1. Britney Spears, in an attempt to return to normalcy, will marry the George Costanza guy from Seinfeld mistaking him for one time hubby, the other Jason Alexander.
2. Barry Bonds left bicep will explode from steroid use thusly ending his chances at starring in Over the Top 2: Electric Bugaloo with Sylvester Stallone.
3. Oprah’s Book Club will stage a hostile takeover of Congress and will decree Running with Scissors mandatory reading for 3rd Graders.

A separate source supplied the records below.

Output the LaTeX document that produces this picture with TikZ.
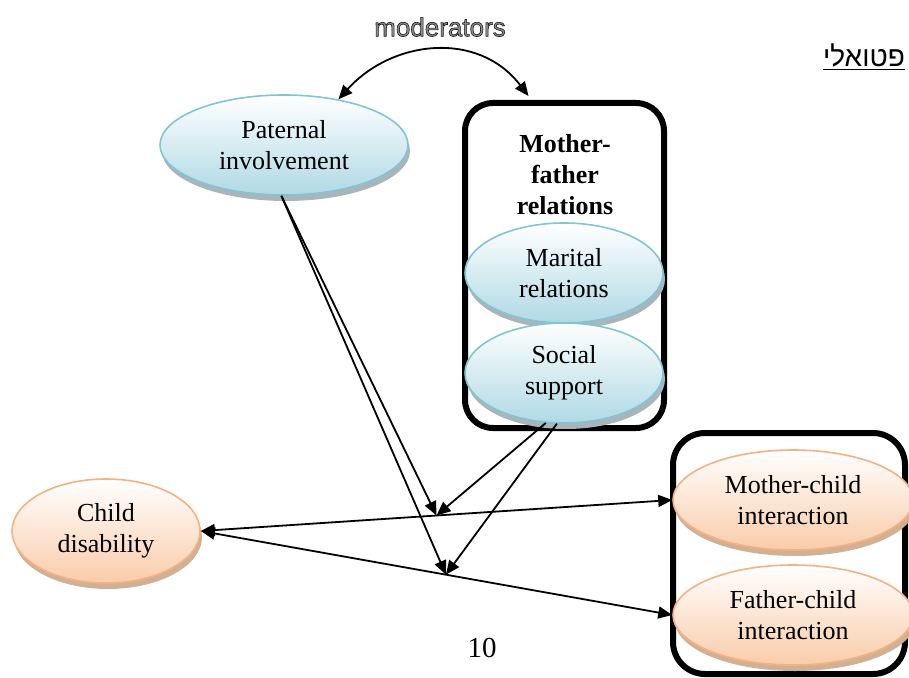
\documentclass[tikz,border=0pt]{standalone}
\usepackage{fontspec}
\setmainfont{Liberation Serif}
\newfontfamily\labelsans{Liberation Sans}
\newfontfamily\hebfont[Script=Hebrew]{Liberation Sans}
\TeXXeTstate=1
\usepackage{tikz}
\usetikzlibrary{arrows.meta,shapes.geometric,shadows}
\definecolor{ovalblue}{RGB}{176,217,229}
\definecolor{ovalblueline}{RGB}{128,197,214}
\definecolor{ovalbluerim}{RGB}{168,182,188}
\definecolor{ovalorange}{RGB}{249,204,170}
\definecolor{ovalorangeline}{RGB}{244,178,130}
\definecolor{ovalorangerim}{RGB}{212,176,146}
\tikzset{
  blueoval/.style={
    ellipse,
    draw=ovalblueline,
    line width=0.8pt,
    top color=white,
    bottom color=ovalblue,
    general shadow={shadow xshift=1pt, shadow yshift=-3pt, fill=ovalbluerim},
    align=center,
    inner sep=0pt,
    font=\fontsize{13}{15.5}\selectfont
  },
  orangeoval/.style={
    ellipse,
    draw=ovalorangeline,
    line width=0.8pt,
    top color=white,
    bottom color=ovalorange,
    general shadow={shadow xshift=1pt, shadow yshift=-3pt, fill=ovalorangerim},
    align=center,
    inner sep=0pt,
    font=\fontsize{13}{15.5}\selectfont
  },
  groupbox/.style={
    rectangle,
    rounded corners=14pt,
    draw=black,
    line width=3pt,
    inner sep=0pt
  },
  grouptitle/.style={
    align=center,
    font=\fontsize{13}{15.5}\selectfont\bfseries
  },
  modtext/.style={
    font=\labelsans\fontsize{13}{15}\selectfont
  },
  linkarrow/.style={
    {Triangle[length=7pt,width=6pt]}-{Triangle[length=7pt,width=6pt]},
    line width=0.9pt,
    draw=black
  },
  modarrow/.style={
    -{Triangle[length=7pt,width=6pt]},
    line width=0.9pt,
    draw=black
  }
}

\begin{document}
\begin{tikzpicture}[x=0.5pt, y=-0.5pt]
\useasboundingbox (0,0) rectangle (909,678);

\node[groupbox, minimum width=99.5pt, minimum height=162.5pt] (mfbox) at (564.5,265.5) {};
\node[groupbox, rounded corners=16pt, minimum width=116pt, minimum height=120.5pt] (outbox) at (789,553.5) {};
\node[grouptitle] (mftitle) at (565,175) {Mother-\\father\\relations};

\node[blueoval, minimum width=124pt, minimum height=50pt] (pat) at (284,145) {Paternal\\involvement};
\node[blueoval, minimum width=99pt, minimum height=50pt] (mar) at (564,273) {Marital\\relations};
\node[blueoval, minimum width=99pt, minimum height=50pt] (soc) at (564,373) {Social\\support};
\node[orangeoval, minimum width=94pt, minimum height=52pt] (chd) at (106,531) {Child\\disability};
\node[orangeoval, minimum width=120pt, minimum height=50pt] (mc) at (793,500) {Mother-child\\interaction};
\node[orangeoval, minimum width=120pt, minimum height=50pt] (fc) at (793,615) {Father-child\\interaction};

\node[modtext] (modlabel) at (440,27) {{\color{black!45}\special{pdf:literal direct 2 Tr 0.3 w 0.1 G}moderators\special{pdf:literal direct 0 Tr}}};
\node[font=\hebfont\fontsize{14}{16}\selectfont] (heblabel) at (864,57) {\underline{\beginR פטואלי\endR}};
\node[font=\fontsize{14.5}{16}\selectfont] (pagenum) at (482,648) {10};

\draw[linkarrow] (pat.40) .. controls (392,40) and (478,30) .. ([xshift=-18pt,yshift=2pt]mfbox.north);

\draw[linkarrow] (chd.east) -- coordinate[pos=0.5] (upmid) (mc.west);
\draw[linkarrow] (chd.east) -- coordinate[pos=0.52] (lowmid) (fc.west);

\draw[modarrow] (pat.267) -- (upmid);
\draw[modarrow] (pat.267) -- (lowmid);
\draw[modarrow] (soc.250) -- (upmid);
\draw[modarrow] (soc.262) -- (lowmid);
\end{tikzpicture}
\end{document}
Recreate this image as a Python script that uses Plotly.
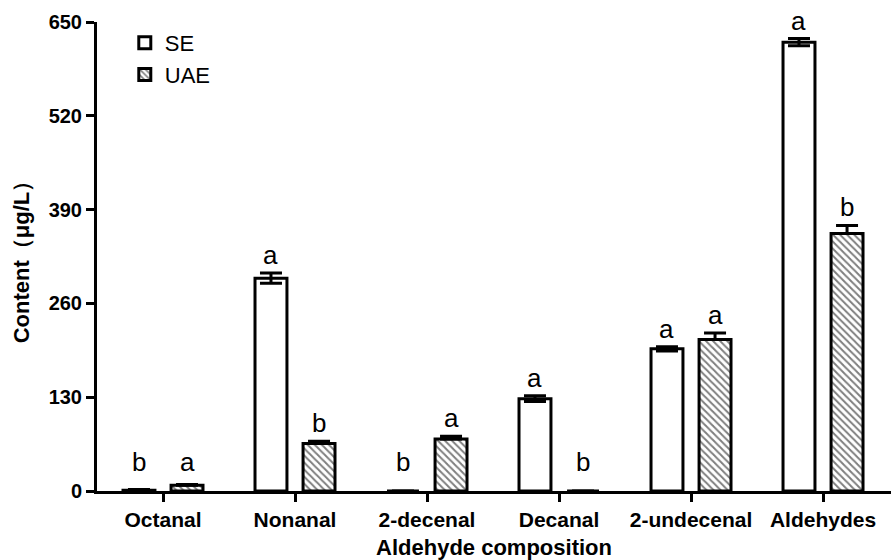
import plotly.graph_objects as go

categories = ["Octanal", "Nonanal", "2-decenal", "Decanal", "2-undecenal", "Aldehydes"]
se_values = [1, 295, 0, 128, 197, 622]
se_errors = [1, 7, 0, 4, 3, 5]
uae_values = [8, 66, 72, 0, 210, 357]
uae_errors = [1, 3, 4, 0, 9, 11]
se_letters = ["b", "a", "b", "a", "a", "a"]
uae_letters = ["a", "b", "a", "b", "a", "b"]
y_ticks = [0, 130, 260, 390, 520, 650]

FONT = "Arial, Liberation Sans, sans-serif"
x_idx = list(range(len(categories)))
offset = 0.182
width = 0.242

fig = go.Figure()
fig.add_trace(go.Bar(
    x=[i - offset for i in x_idx], y=se_values, width=width, name="SE",
    marker=dict(color="white", line=dict(color="black", width=3)),
    error_y=dict(type="data", array=se_errors, visible=True, color="black", thickness=3, width=11),
))
fig.add_trace(go.Bar(
    x=[i + offset for i in x_idx], y=uae_values, width=width, name="UAE",
    marker=dict(color="white", line=dict(color="black", width=3),
                pattern=dict(shape="\\", fgcolor="black", bgcolor="white", size=5, solidity=0.4)),
    error_y=dict(type="data", array=uae_errors, arrayminus=[0]*len(uae_errors), symmetric=False,
                 visible=True, color="black", thickness=3, width=11),
))

annotations = []
for i in x_idx:
    for sign, vals, errs, letters in ((-1, se_values, se_errors, se_letters),
                                      (1, uae_values, uae_errors, uae_letters)):
        base = max(vals[i] + errs[i], 15)
        annotations.append(dict(
            x=i + sign * offset, y=base, text=letters[i], showarrow=False,
            yanchor="bottom", yshift=1, font=dict(family=FONT, size=26, color="black"),
        ))

fig.update_layout(
    width=891, height=560,
    margin=dict(l=97, r=0, t=22, b=69),
    paper_bgcolor="white", plot_bgcolor="white",
    barmode="overlay",
    showlegend=True,
    legend=dict(x=0.035, y=1.0, xanchor="left", yanchor="top",
                font=dict(family=FONT, size=22, color="black"),
                bgcolor="rgba(0,0,0,0)", tracegroupgap=4),
    annotations=annotations,
    xaxis=dict(
        range=[-0.5, 5.515], tickmode="array", tickvals=x_idx, ticktext=categories,
        showline=True, linecolor="black", linewidth=3,
        ticks="outside", ticklen=8, tickwidth=3, tickcolor="black",
        tickfont=dict(family=FONT, size=21, color="black", weight="bold"),
        showgrid=False, zeroline=False,
        title=dict(text="Aldehyde composition", standoff=13,
                   font=dict(family=FONT, size=22, color="black", weight="bold")),
    ),
    yaxis=dict(
        range=[0, 650], tickmode="array", tickvals=y_ticks,
        showline=True, linecolor="black", linewidth=3,
        ticks="outside", ticklen=8, tickwidth=3, tickcolor="black",
        tickfont=dict(family=FONT, size=20, color="black", weight="bold"),
        showgrid=False, zeroline=False,
        title=dict(text="Content（μg/L）", standoff=13,
                   font=dict(family=FONT, size=22, color="black", weight="bold")),
    ),
)

fig.write_html("out.html", config={"displayModeBar": False},
               post_script="document.body.style.margin='0';")
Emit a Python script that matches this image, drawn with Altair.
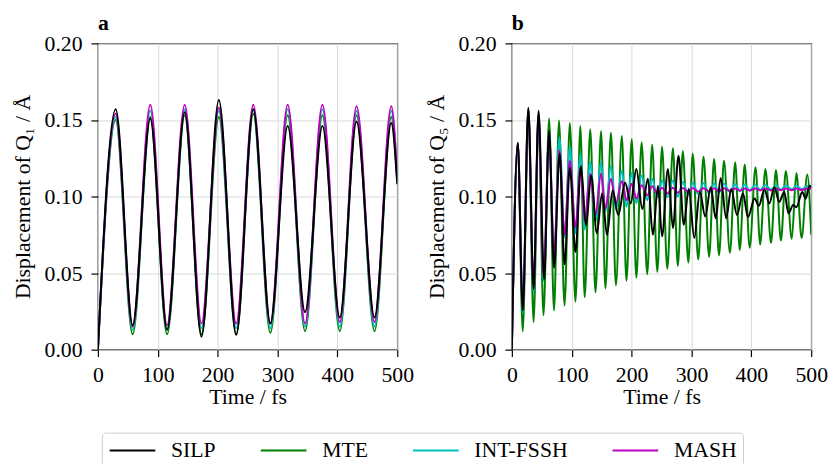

4. USU will win the NCAA football national championship and celebrate by lining up on State Street in Salt Lake while sticking their tongues out screaming, neener neener neener to the both schools down South.
5. Jessica Simpson, Dr. Phil, Rush Limbaugh, and Taylor Hicks will all be abducted by aliens, never to return to Earth. (Oh sorry, that was our Holiday Wish List)
6. Surprisingly enough Gary Coleman will be the one to officially bring sexy back.
7. The REAL Salt Lake deal will rise from the ashes of this past season like a phoenix and will finish next year much improved at 4-12.
8. Celebrity deaths in 2007? We’ll take Harry Potter, Bea Arthur, and Andy Griffith.
9. Rhode Island, the Dakotas, and Mississippi will all be kicked out of the United States of America for not being able to offer anything at all.
And lastly . . . .
10. JACK FM will continue to playing what we want!
Posted on Thursday, February 8th @ 12:00 pm.